After 18 months of record-breaking hotel occupancy and other soaring tourism statistics, the Florida Keys’ tourism-dependent economy ground to a halt on March 17, when hotels, attractions and most other businesses closed due to the coronavirus pandemic.
“We’re now entering the longest period of no tourism that we’ve ever experienced,” Tourist Development Council Director Stacey Mitchell said on May 12 in meetings with the five District Advisory Committees (DACs) in the Keys that determine how bed tax revenues from hotels and other lodging establishments within those districts will be spent to promote events and improvement projects.
Mitchell said the TDC is facing more than a $13 million deficit this year.
“The impacts of this pandemic are being felt wider and deeper than initially anticipated, and the extended mental health toll remains undetermined,” Mitchell said. “We need to get people working again, but we also need to balance that with the health of both our residents and visitors. Every other destination in Florida is open for business; we’re not. We have to remain dark until we can reopen, but the marketing field for tourism will be crowded. No one knows what the future holds. We don’t even have a date for when we can reopen.”
At each DAC meeting, the TDC’s market research director, Kelli Fountain, presented some of the travel industry’s expectations about trends going forward in the wake of the pandemic. Fountain had compiled several statistics from various travel surveys and industry sources.
There is some good news for the Florida Keys with regard to what travelers will want when they’re once again free to roam the country.
“Sixty-eight percent of travelers reported that they miss taking vacations, and in a bit of good news for the Florida Keys, the majority are reporting that they’ll want to vacation in a beach-and-resort sort of destination,” Fountain said, adding that nearly 50% of travelers surveyed said they will avoid crowded destinations, air travel and cruise ships for awhile.
“People don’t want to be too close to others, or on an airplane,” Fountain reported. “Younger travelers will likely take more road trips while avoiding air travel, and travelers aged 50 to 64 seem to be the least concerned about the virus.”
Tourism officials will target Keys advertising on the “drive-down markets,” for people who can get here by car, and economy and mid-scale hotel properties are likely to recover first, with luxury properties taking longer to come back, Fountain said.
Then, representatives from Tinsley Advertising unveiled their revised advertising plans in light of the pandemic.
John Underwood from Tinsley told the DAC members that the agency is preparing a phased advertising approach that includes an early message of, “The Keys are closed to visitors, but keep us in mind.” The later phases will kick in once a reopening date has been announced and will target various demographics of travelers with emphasis on those in the drive-drown markets as far north as Nashville, Underwood said.
DAC II in the Lower Keys, excluding Key West, voted to move $100,000 to its emergency response fund that will allow for quick expenditures.
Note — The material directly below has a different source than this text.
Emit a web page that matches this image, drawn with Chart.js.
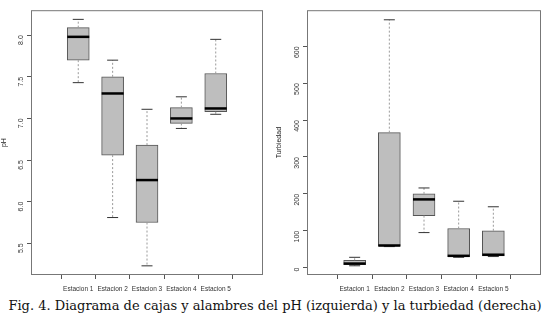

Committee member Bobby Mongelli said he’d like to see the committee put a freeze on funding any capital projects “until we get out of this thing.”
The committee has about $565,000 available for advertising in District II and agreed to earmark all available funds for advertising.
The TDC will ask the County Commission next week to delay applications for capital projects until December rather than the usual July review date.
DAC III of the Middle Keys had about $800,000 in its regular capital fund and $75,000 in its capital resource disaster account. The latter funds brick-and-mortar projects for nonprofits and municipalities after a natural disaster such as a hurricane, but not a pandemic. Neither account can be moved out of the capital budget to use for, say, advertising, but members of the DAC III agreed to bring the balance of the disaster fund up to $375,000 and leave the remainder in the regular capital fund.
Rita Irwin advised the board that pre-Irma, that account stood at $146,000 and ran out fast. “It was the first money available to the nonprofits, and it helped,” she said.
DAC I in Key West, which typically has the most money in its accounts due to the number of hotel rooms on the island, was still meeting as of presstime Wednesday.
The TDC’s District Advisory Committee IV, which covers Islamorada, decided to take $50,000 out of its events budget for advertising resources. That leaves just over $890,000 for advertising and $85,000 for events next year.
DAC member Stephanie Scuderi, who’s market president for Centennial Bank, said she doesn’t know that a big push to get everybody back for events in the first quarter of 2021 is realistic.
“I don’t think people have the appetite for that,” she said.
Mitchell said there’s uncertainty over what the consumer reaction will be when it comes to gathering. More than likely, she said events and large gatherings will be looked at with suspicion and not widely attended, if at all.
“I want everyone to realize that next fiscal year we have to establish the destination as a safe place to get away.”
DAC V, which covers Key Largo, has $1.3 million in its advertising budget for next year.
Justin Andrews, DAC V member and owner of Capt. Craig’s, wanted to see some money for events, as people will be looking for something to do when they’re able to return to a normal life.
“They’ve been cooped up for months,” he said. “I wish we had more money. I wish we could be bringing revenue now, but it’s not happening.”
Suzanne Holmquist, DAC V member and owner of Calypso Watersports & Charters, said she couldn’t vote to keep money in the events budget for large crowds to convene.